— The input —
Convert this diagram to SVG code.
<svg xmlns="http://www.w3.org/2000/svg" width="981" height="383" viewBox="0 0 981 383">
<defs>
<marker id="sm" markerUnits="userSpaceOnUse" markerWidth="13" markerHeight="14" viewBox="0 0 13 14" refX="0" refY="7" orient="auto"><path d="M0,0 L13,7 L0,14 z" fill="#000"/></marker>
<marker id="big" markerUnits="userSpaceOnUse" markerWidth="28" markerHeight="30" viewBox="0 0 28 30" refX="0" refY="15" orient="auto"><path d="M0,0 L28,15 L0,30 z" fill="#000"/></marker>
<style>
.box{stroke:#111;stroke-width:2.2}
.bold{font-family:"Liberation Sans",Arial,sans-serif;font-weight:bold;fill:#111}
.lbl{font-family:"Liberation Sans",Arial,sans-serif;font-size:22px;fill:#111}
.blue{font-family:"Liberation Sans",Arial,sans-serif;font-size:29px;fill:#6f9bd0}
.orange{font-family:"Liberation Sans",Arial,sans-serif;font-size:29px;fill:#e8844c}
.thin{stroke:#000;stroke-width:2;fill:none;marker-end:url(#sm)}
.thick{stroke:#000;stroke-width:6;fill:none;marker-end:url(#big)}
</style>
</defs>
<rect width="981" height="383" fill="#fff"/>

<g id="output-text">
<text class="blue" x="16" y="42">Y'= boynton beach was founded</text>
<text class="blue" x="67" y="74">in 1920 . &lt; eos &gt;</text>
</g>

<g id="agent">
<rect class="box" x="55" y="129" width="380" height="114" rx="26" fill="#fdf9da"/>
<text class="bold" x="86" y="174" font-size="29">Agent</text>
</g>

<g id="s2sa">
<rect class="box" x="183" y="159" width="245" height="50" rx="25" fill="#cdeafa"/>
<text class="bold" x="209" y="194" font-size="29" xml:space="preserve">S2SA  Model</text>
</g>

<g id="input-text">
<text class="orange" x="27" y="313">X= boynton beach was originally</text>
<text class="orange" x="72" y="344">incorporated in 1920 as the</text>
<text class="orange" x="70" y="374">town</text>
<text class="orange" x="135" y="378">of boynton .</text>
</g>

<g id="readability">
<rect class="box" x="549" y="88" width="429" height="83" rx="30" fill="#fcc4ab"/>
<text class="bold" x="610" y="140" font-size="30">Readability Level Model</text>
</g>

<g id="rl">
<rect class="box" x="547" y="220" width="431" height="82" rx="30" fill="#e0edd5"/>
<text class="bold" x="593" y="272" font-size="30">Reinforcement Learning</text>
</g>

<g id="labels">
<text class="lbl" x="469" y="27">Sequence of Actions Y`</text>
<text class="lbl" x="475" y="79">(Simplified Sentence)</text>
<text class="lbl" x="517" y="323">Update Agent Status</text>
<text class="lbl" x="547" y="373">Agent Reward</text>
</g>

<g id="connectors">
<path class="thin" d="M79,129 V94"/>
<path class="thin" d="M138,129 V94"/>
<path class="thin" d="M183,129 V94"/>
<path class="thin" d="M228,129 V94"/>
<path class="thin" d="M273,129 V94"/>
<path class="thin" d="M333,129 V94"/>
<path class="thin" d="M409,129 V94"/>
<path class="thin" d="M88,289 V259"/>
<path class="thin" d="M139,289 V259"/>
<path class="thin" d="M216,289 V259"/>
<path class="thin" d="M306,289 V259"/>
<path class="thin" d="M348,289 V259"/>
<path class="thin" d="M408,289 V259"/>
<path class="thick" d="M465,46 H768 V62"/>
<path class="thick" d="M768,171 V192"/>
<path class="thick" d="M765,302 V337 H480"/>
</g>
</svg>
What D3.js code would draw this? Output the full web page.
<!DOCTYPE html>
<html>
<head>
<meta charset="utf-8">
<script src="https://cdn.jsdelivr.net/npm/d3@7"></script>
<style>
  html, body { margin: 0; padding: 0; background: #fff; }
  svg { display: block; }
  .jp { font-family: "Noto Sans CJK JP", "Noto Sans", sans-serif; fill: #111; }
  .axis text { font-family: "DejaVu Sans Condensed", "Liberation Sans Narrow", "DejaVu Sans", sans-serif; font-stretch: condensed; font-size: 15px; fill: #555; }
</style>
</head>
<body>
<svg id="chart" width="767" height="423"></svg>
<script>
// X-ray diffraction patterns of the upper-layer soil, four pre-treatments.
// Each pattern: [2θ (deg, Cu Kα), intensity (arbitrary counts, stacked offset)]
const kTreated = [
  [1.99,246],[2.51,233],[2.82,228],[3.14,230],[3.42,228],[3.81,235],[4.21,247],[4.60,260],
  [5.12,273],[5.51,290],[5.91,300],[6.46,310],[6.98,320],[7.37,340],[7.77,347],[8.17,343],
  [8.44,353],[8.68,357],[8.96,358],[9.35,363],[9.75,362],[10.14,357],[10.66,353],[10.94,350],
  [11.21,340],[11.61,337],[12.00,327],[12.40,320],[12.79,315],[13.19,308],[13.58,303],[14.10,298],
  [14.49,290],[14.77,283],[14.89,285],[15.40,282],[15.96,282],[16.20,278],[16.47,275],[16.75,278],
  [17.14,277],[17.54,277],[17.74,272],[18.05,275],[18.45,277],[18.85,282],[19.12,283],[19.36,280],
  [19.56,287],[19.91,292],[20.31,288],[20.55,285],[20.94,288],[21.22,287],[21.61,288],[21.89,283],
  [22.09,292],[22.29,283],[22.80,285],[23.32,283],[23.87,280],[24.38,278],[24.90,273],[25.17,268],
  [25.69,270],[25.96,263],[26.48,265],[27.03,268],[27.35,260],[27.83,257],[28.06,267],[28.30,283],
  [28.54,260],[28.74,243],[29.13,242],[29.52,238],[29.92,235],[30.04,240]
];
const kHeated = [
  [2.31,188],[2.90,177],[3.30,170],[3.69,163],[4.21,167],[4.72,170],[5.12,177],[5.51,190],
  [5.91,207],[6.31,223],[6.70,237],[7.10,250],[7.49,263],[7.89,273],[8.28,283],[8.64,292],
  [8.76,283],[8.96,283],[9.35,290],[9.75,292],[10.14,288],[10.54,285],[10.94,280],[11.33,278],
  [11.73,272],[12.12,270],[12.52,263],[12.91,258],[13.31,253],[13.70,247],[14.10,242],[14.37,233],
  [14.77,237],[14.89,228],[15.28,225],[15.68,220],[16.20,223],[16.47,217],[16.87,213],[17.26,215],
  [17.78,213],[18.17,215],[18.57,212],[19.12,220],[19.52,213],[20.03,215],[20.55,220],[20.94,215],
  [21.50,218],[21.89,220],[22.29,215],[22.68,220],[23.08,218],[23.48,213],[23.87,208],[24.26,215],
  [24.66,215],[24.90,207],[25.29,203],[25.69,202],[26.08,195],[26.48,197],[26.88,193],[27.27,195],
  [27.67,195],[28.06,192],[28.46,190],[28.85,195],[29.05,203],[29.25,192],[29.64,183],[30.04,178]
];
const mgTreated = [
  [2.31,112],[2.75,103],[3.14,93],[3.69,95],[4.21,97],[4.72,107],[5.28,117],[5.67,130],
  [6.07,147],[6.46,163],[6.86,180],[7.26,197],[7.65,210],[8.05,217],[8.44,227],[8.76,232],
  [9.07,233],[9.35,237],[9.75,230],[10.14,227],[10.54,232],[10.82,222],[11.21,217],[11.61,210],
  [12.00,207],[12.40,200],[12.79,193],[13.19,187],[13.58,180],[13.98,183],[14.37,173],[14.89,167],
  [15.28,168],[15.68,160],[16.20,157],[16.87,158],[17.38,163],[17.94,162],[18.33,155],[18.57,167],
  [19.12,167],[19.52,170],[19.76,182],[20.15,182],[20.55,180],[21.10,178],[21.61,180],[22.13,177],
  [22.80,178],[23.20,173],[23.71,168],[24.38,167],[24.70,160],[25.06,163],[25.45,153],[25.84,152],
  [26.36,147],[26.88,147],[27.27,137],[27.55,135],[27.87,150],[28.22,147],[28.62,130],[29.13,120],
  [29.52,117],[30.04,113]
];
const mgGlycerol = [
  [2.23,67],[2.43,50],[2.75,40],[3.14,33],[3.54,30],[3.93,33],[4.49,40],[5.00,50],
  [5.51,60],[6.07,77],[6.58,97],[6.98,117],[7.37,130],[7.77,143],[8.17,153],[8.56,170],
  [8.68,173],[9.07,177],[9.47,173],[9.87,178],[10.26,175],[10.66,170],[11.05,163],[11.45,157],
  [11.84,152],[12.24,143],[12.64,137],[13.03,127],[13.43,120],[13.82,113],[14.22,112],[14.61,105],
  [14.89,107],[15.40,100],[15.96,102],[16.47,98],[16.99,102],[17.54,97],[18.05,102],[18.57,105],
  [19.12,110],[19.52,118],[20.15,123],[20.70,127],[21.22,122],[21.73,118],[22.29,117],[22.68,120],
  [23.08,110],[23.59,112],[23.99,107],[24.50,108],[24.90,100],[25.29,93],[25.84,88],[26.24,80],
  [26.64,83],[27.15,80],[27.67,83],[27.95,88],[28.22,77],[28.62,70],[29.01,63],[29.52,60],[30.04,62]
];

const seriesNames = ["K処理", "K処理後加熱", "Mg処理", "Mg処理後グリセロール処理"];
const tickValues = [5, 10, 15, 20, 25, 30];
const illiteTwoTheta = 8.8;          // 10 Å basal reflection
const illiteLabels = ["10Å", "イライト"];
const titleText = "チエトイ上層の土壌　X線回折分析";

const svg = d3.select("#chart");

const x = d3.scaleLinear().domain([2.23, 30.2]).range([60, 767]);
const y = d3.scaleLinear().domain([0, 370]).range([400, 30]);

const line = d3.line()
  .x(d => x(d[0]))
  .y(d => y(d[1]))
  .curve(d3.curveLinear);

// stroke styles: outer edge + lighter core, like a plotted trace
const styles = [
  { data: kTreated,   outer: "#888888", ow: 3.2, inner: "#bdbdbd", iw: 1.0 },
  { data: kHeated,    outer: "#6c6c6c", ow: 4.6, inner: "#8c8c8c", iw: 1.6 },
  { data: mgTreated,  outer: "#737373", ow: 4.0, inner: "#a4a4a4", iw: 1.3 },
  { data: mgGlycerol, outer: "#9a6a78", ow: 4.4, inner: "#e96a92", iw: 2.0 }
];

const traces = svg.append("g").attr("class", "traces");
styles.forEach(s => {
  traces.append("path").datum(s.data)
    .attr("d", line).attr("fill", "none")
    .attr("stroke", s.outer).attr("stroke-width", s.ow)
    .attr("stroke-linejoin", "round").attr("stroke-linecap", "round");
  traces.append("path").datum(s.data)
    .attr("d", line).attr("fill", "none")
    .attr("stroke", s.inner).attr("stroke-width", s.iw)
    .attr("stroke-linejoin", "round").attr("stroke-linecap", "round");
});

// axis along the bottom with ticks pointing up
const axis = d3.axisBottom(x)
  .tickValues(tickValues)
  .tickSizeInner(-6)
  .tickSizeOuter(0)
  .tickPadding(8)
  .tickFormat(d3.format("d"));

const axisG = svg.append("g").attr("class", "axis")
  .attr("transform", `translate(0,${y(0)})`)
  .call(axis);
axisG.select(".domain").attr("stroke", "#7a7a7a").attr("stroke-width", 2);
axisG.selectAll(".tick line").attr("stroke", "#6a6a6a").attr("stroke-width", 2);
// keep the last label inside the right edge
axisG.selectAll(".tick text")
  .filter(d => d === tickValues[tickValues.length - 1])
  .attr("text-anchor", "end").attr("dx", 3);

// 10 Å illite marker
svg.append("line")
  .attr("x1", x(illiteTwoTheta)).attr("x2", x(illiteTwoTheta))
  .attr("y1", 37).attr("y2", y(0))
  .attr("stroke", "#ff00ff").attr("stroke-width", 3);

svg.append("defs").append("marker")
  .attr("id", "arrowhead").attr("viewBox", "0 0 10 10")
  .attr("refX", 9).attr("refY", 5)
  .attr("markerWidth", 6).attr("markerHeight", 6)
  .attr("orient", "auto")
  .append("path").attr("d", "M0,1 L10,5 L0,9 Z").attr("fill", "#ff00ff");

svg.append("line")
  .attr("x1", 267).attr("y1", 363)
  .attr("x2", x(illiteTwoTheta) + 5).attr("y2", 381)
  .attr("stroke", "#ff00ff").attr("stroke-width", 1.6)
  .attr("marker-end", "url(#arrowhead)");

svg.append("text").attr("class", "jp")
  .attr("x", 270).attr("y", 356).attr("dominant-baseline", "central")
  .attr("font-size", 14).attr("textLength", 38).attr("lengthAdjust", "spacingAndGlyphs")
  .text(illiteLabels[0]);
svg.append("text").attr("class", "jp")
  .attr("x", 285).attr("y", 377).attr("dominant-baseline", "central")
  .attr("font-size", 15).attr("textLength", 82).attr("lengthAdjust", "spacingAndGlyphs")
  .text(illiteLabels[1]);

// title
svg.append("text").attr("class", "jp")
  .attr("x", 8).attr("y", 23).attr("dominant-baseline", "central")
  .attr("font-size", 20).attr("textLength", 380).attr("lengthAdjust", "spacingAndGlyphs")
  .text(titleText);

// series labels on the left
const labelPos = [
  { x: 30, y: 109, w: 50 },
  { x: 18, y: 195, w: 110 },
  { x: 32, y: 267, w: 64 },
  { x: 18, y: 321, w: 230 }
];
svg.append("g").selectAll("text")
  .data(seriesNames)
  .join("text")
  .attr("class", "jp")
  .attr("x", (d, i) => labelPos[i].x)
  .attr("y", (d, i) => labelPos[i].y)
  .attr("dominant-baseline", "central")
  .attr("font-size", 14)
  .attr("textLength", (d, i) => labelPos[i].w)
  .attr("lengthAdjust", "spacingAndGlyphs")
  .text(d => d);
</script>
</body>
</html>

— What you have to do —
From the entries above, copy each line holding "code".

— Expected answer —
Convert this diagram to SVG code.
What D3.js code would draw this? Output the full web page.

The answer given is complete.